O primeiro pressuposto definido por Barione era garantir, para si e para os funcionários da empresa, um espaço confortável, agradável e funcional, priorizando a qualidade de vida. O prédio deveria, ainda, colaborar com a preservação do meio ambiente, enfatizando aspectos culturais brasileiros e de uma convivência mais harmônica do homem nas grandes cidades. A partir dessas premissas básicas, Andréa Gonzaga tinha como desafio elaborar um projeto que assegurasse rapidez e menor custo de construção, facilidade de manutenção, aliando a isso bem-estar, conforto térmico, lumínico e acústico.
“Foi quase um ano de estudos. Já na primeira reunião, deixei claro que queria um projeto que identificasse o prédio como sede de uma empresa de engenharia, sem que precisássemos colocar um logotipo na fachada. Eu queria pisos grandes com muitos vãos-livres, queria um projeto que me permitisse trabalhar com as luzes apagadas na maior parte do dia, e que não me tornasse dependente do ar-condicionado, nos dias mais quentes. Queria, ainda, um prédio bonito e diferente, e um ambiente silencioso para trabalhar. A ideia era aproveitar todos os conceitos de green building que a gente conhece, e, é lógico, tentar agregar o máximo de valor sem assumir custos extremamente elevados. A solução para isso era usar toda a tecnologia que a gente conhecia”, conta Barione.

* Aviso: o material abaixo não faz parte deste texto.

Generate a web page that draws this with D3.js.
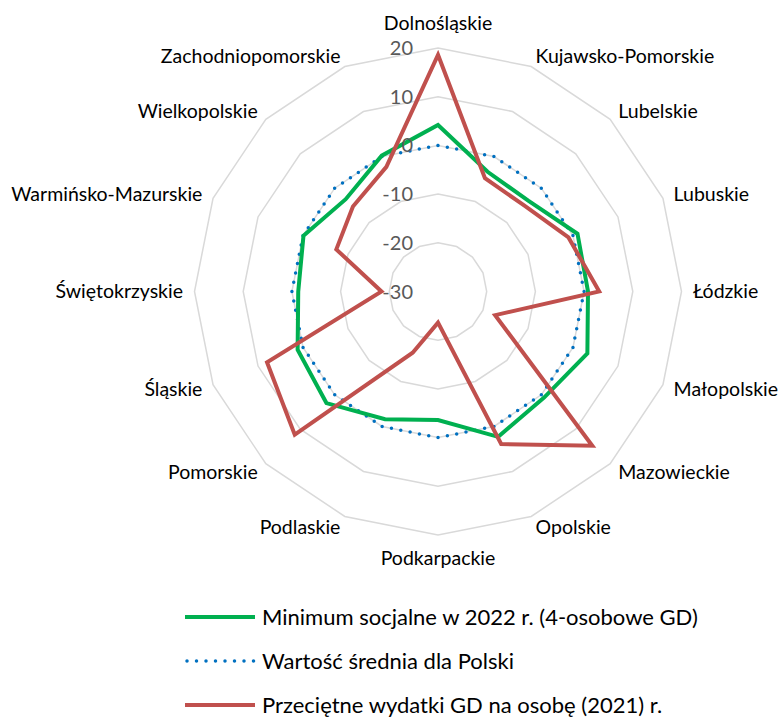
<!DOCTYPE html>
<html>
<head>
<meta charset="utf-8">
<script src="https://cdn.jsdelivr.net/npm/d3@7"></script>
<style>
  html, body { margin: 0; padding: 0; background: #fff; }
  svg { display: block; font-family: Lato, "Open Sans", sans-serif; }
</style>
</head>
<body>
<svg id="chart" width="779" height="718"></svg>
<script>
var categories = ["Dolnośląskie", "Kujawsko-Pomorskie", "Lubelskie", "Lubuskie", "Łódzkie",
  "Małopolskie", "Mazowieckie", "Opolskie", "Podkarpackie", "Podlaskie", "Pomorskie",
  "Śląskie", "Świętokrzyskie", "Warmińsko-Mazurskie", "Wielkopolskie", "Zachodniopomorskie"];

var minimumSocjalne = [4.2, -3.4, -3.7, 1.0, 0.8, 3.2, 0.8, 2.3, -3.6, -1.6, 2.4, 1.2, -1.3, -0.1, -3.2, 0.2];
var sredniaPolska = [0, 0, 0, 0, 0, 0, 0, 0, 0, 0, 0, 0, 0, 0, 0, 0];
var wydatkiGD = [18.6, -4.8, -5.0, -1.0, 3.1, -17.3, 14.8, 3.9, -23.6, -16.4, 11.6, 8.0, -18.4, -7.4, -5.3, -2.3];

var ticks = [-30, -20, -10, 0, 10, 20];

var seriesNames = ["Minimum socjalne w 2022 r. (4-osobowe GD)", "Wartość średnia dla Polski",
  "Przeciętne wydatki GD na osobę (2021) r."];

var cx = 438,
  cy = 291.5,
  outerRadius = 243.5,
  labelRadius = 255,
  svg = d3.select("#chart"),
  n = categories.length,
  r = d3.scaleLinear().domain([-30, 20]).range([0, outerRadius]),
  angle = function(i) { return i * 2 * Math.PI / n; },
  g = svg.append("g").attr("transform", "translate(" + cx + "," + cy + ")");

var series = [
  { name: seriesNames[0], values: minimumSocjalne, color: "#00B050", width: 4, dash: null },
  { name: seriesNames[1], values: sredniaPolska, color: "#0070C0", width: 3.5, dash: "0 9.5" },
  { name: seriesNames[2], values: wydatkiGD, color: "#C0504D", width: 4, dash: null }
];

// grid rings
var ringLine = d3.lineRadial()
  .angle(function(d, i) { return angle(i); })
  .radius(function(d) { return r(d); })
  .curve(d3.curveLinearClosed);

g.selectAll(".ring")
  .data(ticks.slice(1))
  .enter()
  .append("path")
  .attr("class", "ring")
  .attr("d", function(t) { return ringLine(categories.map(function() { return t; })); })
  .attr("fill", "none")
  .attr("stroke", "#D9D9D9")
  .attr("stroke-width", 1.5);

// series
var seriesLine = d3.lineRadial()
  .angle(function(d, i) { return angle(i); })
  .radius(function(d) { return r(d); })
  .curve(d3.curveLinearClosed);

// draw order: average, minimum, expenses
[series[1], series[0], series[2]].forEach(function(s) {
  g.append("path")
    .attr("d", seriesLine(s.values))
    .attr("fill", "none")
    .attr("stroke", s.color)
    .attr("stroke-width", s.width)
    .attr("stroke-linejoin", "miter")
    .attr("stroke-linecap", s.dash ? "round" : "butt")
    .attr("stroke-dasharray", s.dash);
});

// tick labels
g.selectAll(".tick")
  .data(ticks)
  .enter()
  .append("text")
  .attr("class", "tick")
  .attr("x", -25)
  .attr("y", function(t) { return -r(t); })
  .attr("dy", "0.35em")
  .attr("text-anchor", "end")
  .attr("fill", "#595959")
  .attr("font-size", 20)
  .text(function(t) { return t; });

// category labels
g.selectAll(".cat")
  .data(categories)
  .enter()
  .append("text")
  .attr("class", "cat")
  .each(function(d, i) {
    var a = angle(i),
      p = d3.pointRadial(a, labelRadius),
      s = Math.sin(a),
      c = Math.cos(a),
      anchor = Math.abs(s) < 0.01 ? "middle" : (s > 0 ? "start" : "end"),
      extra = Math.abs(s) < 0.01 ? (c > 0 ? -13 : 12) : 0;
    d3.select(this)
      .attr("x", p[0])
      .attr("y", p[1] + extra)
      .attr("dy", "0.35em")
      .attr("text-anchor", anchor);
  })
  .attr("fill", "#000")
  .attr("font-size", 19.5)
  .text(function(d) { return d; });

// legend
var legend = svg.append("g").attr("transform", "translate(185,617)");
series.forEach(function(s, i) {
  var row = legend.append("g").attr("transform", "translate(0," + i * 44 + ")");
  row.append("line")
    .attr("x1", s.dash ? 2 : 0)
    .attr("x2", 70)
    .attr("y1", 0)
    .attr("y2", 0)
    .attr("stroke", s.color)
    .attr("stroke-width", s.width)
    .attr("stroke-linecap", s.dash ? "round" : "butt")
    .attr("stroke-dasharray", s.dash);
  row.append("text")
    .attr("x", 77)
    .attr("y", 0)
    .attr("dy", "0.35em")
    .attr("fill", "#000")
    .attr("font-size", 22)
    .text(s.name);
});
</script>
</body>
</html>
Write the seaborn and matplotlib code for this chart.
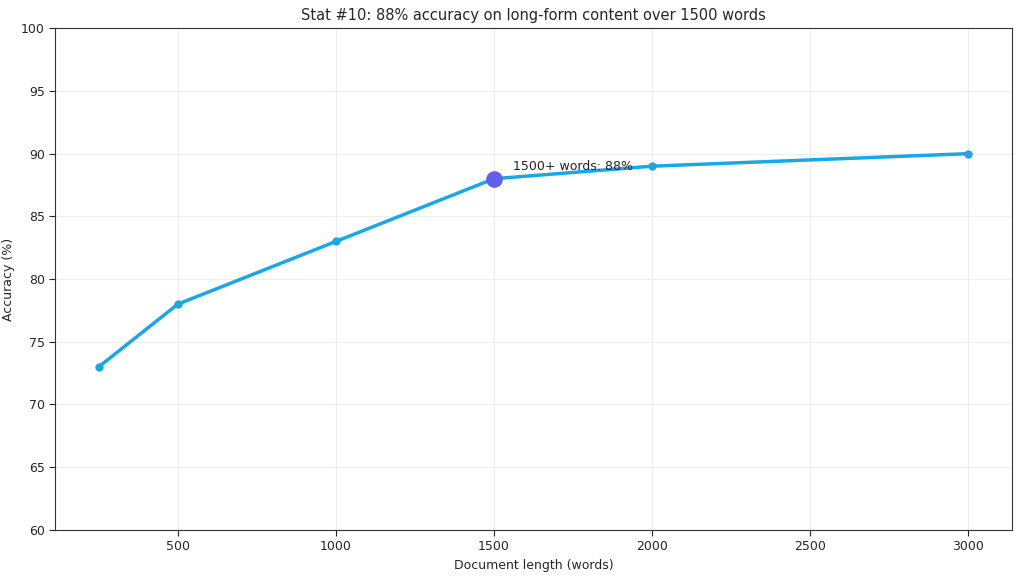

A primeira definição, em termos de métodos construtivos, foi a utilização de estruturas metálicas. Barione explica que, embora isso representasse um investimento inicial maior, em relação à estrutura convencional, em concreto, a opção pelas estruturas metálicas assegurou rapidez na execução da obra, o que se traduziu em economia. “Para se ter uma ideia, nós levantamos toda a estrutura do prédio em 40 dias. A partir do momento em que o terreno foi limpo, toda a obra foi executada em apenas 10 meses”, calcula.
Além da economia de tempo a estrutura metálica evitou o corte de mais de 50 árvores, que forneceriam madeira para formas de concreto.
Havia ainda uma razão conceitual para a escolha: “A estrutura metálica me permitiu agregar tecnologia e modernidade à construção e essa era uma mensagem que eu queria passar com a imagem do prédio”, admite Barione.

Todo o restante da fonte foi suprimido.